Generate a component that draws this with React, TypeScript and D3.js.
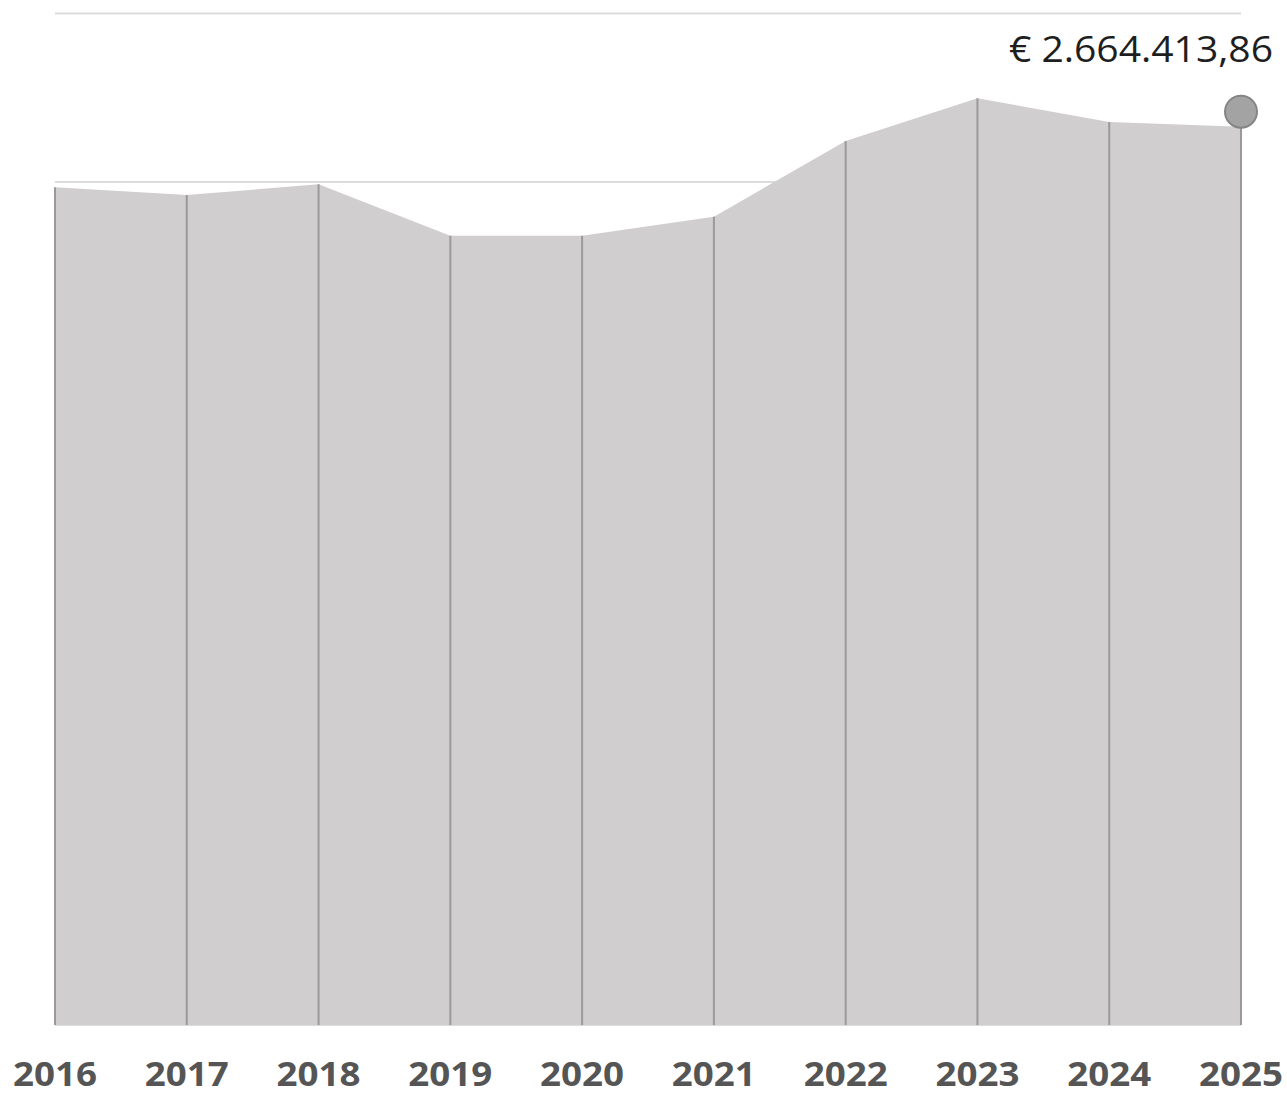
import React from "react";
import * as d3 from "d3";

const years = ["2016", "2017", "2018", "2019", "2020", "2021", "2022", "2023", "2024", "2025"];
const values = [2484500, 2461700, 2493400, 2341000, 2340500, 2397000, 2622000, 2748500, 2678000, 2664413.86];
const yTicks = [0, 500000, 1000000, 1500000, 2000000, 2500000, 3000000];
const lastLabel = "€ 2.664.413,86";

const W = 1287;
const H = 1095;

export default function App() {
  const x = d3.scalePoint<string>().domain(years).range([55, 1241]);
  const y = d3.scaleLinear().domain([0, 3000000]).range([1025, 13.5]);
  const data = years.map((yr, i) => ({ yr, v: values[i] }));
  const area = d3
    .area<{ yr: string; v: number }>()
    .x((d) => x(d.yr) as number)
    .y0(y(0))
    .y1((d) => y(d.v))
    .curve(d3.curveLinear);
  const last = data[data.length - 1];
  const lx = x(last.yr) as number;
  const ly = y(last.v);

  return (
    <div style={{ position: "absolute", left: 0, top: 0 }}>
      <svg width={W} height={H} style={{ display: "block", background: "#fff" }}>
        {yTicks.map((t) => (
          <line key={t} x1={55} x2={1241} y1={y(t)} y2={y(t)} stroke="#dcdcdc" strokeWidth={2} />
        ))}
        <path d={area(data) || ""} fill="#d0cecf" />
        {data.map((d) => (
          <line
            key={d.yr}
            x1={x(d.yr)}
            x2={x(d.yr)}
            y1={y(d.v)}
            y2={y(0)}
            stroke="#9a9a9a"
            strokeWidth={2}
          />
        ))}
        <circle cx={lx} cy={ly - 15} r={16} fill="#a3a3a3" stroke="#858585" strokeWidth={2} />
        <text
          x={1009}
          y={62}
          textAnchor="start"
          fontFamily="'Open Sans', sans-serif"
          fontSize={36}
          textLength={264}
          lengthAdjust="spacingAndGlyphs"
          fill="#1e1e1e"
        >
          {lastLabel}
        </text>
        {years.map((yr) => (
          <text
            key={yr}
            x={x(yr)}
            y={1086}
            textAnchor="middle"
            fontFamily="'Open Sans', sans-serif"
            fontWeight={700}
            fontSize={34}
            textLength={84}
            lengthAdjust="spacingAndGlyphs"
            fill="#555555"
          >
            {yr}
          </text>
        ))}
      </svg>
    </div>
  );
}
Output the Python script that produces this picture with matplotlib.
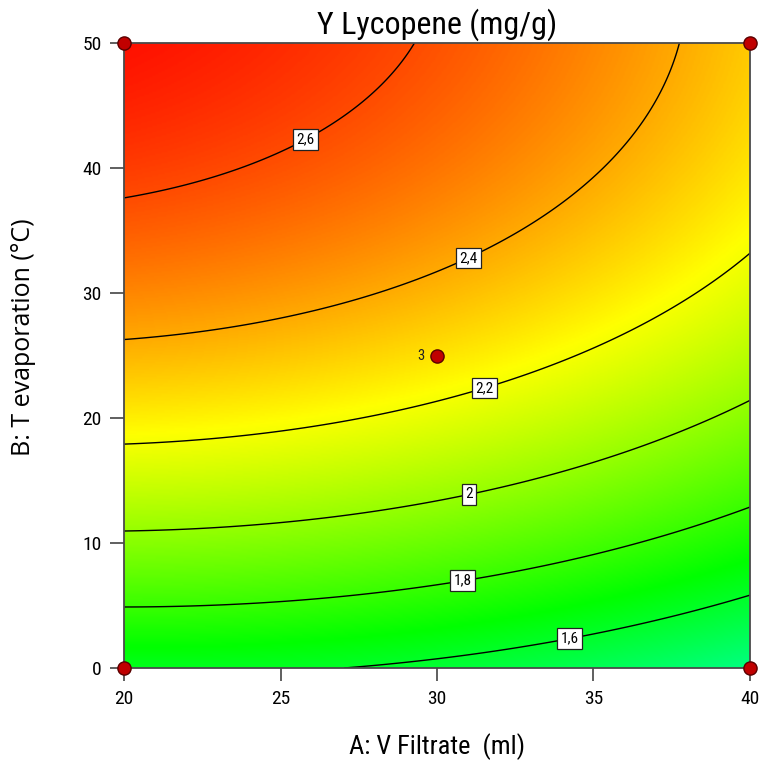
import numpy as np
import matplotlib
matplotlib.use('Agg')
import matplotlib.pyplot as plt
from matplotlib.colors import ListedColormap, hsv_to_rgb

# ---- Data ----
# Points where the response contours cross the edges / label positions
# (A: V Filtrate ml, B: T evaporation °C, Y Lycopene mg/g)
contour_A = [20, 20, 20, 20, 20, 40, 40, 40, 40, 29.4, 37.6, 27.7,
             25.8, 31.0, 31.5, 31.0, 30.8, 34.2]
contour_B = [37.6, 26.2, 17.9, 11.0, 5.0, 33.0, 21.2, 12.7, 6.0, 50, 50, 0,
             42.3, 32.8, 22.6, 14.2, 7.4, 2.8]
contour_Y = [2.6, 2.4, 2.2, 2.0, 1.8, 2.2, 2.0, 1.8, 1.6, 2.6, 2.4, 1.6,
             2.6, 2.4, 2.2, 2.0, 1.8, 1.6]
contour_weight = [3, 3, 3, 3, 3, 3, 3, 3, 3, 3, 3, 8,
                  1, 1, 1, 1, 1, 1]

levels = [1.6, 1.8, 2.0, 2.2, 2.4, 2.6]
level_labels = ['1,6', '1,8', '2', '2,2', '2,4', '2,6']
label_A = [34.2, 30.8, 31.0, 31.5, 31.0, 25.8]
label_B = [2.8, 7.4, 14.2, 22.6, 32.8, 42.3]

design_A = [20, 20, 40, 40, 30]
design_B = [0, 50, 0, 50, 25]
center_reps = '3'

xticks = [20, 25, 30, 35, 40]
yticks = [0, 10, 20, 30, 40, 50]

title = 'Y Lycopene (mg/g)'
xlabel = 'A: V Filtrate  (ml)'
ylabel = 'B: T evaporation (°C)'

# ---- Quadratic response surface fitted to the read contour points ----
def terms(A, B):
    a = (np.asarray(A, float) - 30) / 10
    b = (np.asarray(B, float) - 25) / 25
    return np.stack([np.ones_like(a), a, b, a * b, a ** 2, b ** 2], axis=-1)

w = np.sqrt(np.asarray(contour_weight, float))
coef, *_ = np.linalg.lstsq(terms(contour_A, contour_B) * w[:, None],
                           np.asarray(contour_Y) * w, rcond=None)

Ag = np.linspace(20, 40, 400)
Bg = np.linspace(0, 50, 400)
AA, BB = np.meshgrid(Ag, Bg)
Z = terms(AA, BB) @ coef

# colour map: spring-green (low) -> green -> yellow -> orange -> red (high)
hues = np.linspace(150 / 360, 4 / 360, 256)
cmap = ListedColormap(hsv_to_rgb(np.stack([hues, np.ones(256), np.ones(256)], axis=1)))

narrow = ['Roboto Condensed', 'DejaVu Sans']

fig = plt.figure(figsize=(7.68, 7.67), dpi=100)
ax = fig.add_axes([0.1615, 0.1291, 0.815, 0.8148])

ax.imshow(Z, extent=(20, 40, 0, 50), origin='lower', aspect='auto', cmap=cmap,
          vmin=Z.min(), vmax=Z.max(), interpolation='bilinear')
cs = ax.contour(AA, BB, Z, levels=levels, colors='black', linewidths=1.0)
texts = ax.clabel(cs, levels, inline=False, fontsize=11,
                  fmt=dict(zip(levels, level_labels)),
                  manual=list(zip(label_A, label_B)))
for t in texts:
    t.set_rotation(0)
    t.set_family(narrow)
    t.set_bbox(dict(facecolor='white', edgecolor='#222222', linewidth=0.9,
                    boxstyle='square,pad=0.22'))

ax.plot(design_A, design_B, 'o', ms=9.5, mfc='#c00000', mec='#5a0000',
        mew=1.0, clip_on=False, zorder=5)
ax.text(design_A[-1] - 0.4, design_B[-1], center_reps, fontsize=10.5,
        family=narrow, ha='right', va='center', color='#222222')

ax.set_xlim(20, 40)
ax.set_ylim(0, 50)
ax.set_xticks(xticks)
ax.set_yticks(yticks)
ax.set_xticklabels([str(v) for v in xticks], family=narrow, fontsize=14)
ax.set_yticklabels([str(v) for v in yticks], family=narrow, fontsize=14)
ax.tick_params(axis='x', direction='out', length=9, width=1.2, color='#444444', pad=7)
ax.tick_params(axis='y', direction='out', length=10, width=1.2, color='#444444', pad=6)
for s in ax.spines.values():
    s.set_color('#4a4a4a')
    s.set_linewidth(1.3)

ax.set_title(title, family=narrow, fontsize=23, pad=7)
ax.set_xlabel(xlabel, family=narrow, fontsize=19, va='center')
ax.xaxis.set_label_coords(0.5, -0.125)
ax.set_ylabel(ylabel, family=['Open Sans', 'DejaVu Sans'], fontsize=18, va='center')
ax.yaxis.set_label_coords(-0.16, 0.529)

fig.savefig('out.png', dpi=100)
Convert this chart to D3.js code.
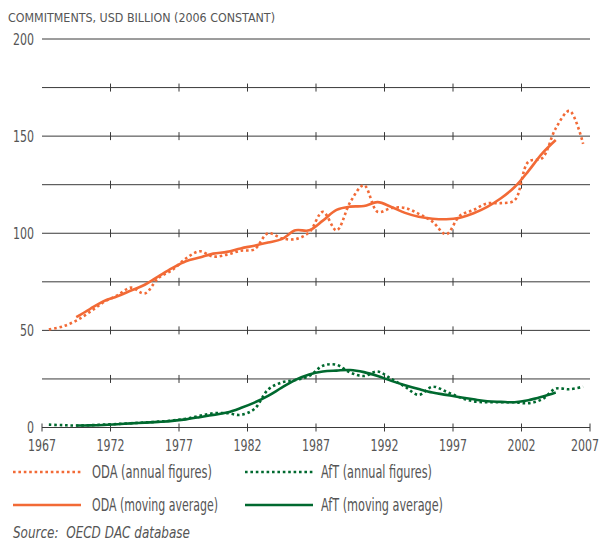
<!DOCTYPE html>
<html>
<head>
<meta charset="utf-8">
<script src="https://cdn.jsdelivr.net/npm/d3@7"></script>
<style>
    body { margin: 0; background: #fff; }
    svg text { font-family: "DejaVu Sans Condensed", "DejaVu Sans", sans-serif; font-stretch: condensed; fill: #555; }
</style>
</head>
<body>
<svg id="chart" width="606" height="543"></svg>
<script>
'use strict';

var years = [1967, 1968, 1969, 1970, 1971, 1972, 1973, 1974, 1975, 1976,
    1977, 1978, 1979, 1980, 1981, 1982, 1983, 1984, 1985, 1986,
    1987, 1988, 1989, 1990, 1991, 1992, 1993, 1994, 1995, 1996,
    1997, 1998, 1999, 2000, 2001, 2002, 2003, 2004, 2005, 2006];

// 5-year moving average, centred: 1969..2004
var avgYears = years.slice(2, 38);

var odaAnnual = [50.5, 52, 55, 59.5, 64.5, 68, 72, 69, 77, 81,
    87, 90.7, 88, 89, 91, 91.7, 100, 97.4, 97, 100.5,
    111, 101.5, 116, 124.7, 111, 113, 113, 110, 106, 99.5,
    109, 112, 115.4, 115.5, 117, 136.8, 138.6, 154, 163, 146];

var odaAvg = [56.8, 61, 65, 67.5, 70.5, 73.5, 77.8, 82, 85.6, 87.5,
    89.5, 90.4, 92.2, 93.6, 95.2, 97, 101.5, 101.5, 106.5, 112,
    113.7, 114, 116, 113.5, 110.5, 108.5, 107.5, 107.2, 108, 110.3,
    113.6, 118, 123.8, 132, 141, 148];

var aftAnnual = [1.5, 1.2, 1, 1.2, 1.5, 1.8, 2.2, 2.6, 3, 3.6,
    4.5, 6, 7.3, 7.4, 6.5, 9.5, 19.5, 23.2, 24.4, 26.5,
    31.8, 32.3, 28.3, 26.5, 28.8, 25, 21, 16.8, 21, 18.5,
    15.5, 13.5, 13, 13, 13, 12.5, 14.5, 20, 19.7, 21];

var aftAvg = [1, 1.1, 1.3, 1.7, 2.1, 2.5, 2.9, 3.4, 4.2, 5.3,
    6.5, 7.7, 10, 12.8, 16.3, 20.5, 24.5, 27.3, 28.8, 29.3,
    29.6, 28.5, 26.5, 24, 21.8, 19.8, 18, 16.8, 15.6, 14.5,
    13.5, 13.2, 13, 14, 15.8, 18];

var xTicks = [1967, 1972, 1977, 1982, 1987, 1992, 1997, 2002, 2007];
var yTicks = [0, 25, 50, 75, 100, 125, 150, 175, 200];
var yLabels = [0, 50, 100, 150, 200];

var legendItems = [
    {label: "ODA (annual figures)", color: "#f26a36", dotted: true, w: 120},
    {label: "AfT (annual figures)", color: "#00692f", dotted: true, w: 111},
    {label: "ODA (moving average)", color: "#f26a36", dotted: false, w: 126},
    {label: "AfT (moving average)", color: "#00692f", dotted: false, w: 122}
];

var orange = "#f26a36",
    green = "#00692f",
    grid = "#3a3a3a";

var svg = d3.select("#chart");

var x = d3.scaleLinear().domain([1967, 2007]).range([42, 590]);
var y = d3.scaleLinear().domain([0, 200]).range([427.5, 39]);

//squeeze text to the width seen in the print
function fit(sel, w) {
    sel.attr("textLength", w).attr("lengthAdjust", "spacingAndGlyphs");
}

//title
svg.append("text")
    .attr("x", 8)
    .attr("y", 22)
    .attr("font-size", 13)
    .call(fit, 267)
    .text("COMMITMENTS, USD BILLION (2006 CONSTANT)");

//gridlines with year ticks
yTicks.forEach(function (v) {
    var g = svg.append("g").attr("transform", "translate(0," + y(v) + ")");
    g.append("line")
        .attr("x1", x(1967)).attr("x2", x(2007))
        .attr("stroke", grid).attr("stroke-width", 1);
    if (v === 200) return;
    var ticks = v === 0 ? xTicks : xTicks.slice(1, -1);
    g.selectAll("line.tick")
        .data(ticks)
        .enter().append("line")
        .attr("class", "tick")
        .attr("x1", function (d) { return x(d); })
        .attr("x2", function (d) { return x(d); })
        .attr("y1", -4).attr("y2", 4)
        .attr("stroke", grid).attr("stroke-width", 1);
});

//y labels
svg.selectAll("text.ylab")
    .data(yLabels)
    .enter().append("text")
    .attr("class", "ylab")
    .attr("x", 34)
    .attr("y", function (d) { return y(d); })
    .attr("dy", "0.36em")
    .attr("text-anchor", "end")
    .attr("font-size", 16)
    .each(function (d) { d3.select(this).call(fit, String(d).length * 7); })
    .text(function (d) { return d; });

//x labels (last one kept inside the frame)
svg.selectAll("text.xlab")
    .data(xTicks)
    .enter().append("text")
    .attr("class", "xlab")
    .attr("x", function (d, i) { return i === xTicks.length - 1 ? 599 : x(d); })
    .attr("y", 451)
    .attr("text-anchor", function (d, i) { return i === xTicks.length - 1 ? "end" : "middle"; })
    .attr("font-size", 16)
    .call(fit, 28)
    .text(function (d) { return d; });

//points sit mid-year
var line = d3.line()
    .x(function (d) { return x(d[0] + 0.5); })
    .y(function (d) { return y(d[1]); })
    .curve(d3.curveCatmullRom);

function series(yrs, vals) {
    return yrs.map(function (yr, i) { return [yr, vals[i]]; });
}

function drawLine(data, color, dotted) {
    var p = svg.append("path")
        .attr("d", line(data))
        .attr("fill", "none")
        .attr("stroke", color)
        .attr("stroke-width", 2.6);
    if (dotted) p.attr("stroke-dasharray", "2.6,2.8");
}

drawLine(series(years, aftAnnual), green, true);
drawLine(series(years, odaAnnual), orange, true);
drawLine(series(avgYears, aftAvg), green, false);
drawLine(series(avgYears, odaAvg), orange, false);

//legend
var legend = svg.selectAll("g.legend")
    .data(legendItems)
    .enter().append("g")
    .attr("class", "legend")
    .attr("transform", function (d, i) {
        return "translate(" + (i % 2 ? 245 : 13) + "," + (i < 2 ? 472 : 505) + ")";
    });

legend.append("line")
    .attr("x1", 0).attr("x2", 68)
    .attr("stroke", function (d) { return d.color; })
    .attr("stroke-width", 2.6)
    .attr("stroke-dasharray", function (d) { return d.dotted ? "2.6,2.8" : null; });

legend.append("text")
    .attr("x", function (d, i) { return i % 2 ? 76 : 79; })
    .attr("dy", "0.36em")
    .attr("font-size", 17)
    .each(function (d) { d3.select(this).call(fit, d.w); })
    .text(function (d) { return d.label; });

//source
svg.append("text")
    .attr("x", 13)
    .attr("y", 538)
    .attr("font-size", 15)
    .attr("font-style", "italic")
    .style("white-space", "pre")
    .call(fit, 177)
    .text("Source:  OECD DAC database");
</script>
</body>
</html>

☆ ☆ ☆ ☆ ☆ ☆ ☆

Exercise instructions:
Word for word, give again the lines from the first entry to the line with "const ly = y(last.v);", inclusive. Exclude the pictures.

Exercise response:
Generate a component that draws this with React, TypeScript and D3.js.
import React from "react";
import * as d3 from "d3";

const years = ["2016", "2017", "2018", "2019", "2020", "2021", "2022", "2023", "2024", "2025"];
const values = [2484500, 2461700, 2493400, 2341000, 2340500, 2397000, 2622000, 2748500, 2678000, 2664413.86];
const yTicks = [0, 500000, 1000000, 1500000, 2000000, 2500000, 3000000];
const lastLabel = "€ 2.664.413,86";

const W = 1287;
const H = 1095;

export default function App() {
  const x = d3.scalePoint<string>().domain(years).range([55, 1241]);
  const y = d3.scaleLinear().domain([0, 3000000]).range([1025, 13.5]);
  const data = years.map((yr, i) => ({ yr, v: values[i] }));
  const area = d3
    .area<{ yr: string; v: number }>()
    .x((d) => x(d.yr) as number)
    .y0(y(0))
    .y1((d) => y(d.v))
    .curve(d3.curveLinear);
  const last = data[data.length - 1];
  const lx = x(last.yr) as number;
  const ly = y(last.v);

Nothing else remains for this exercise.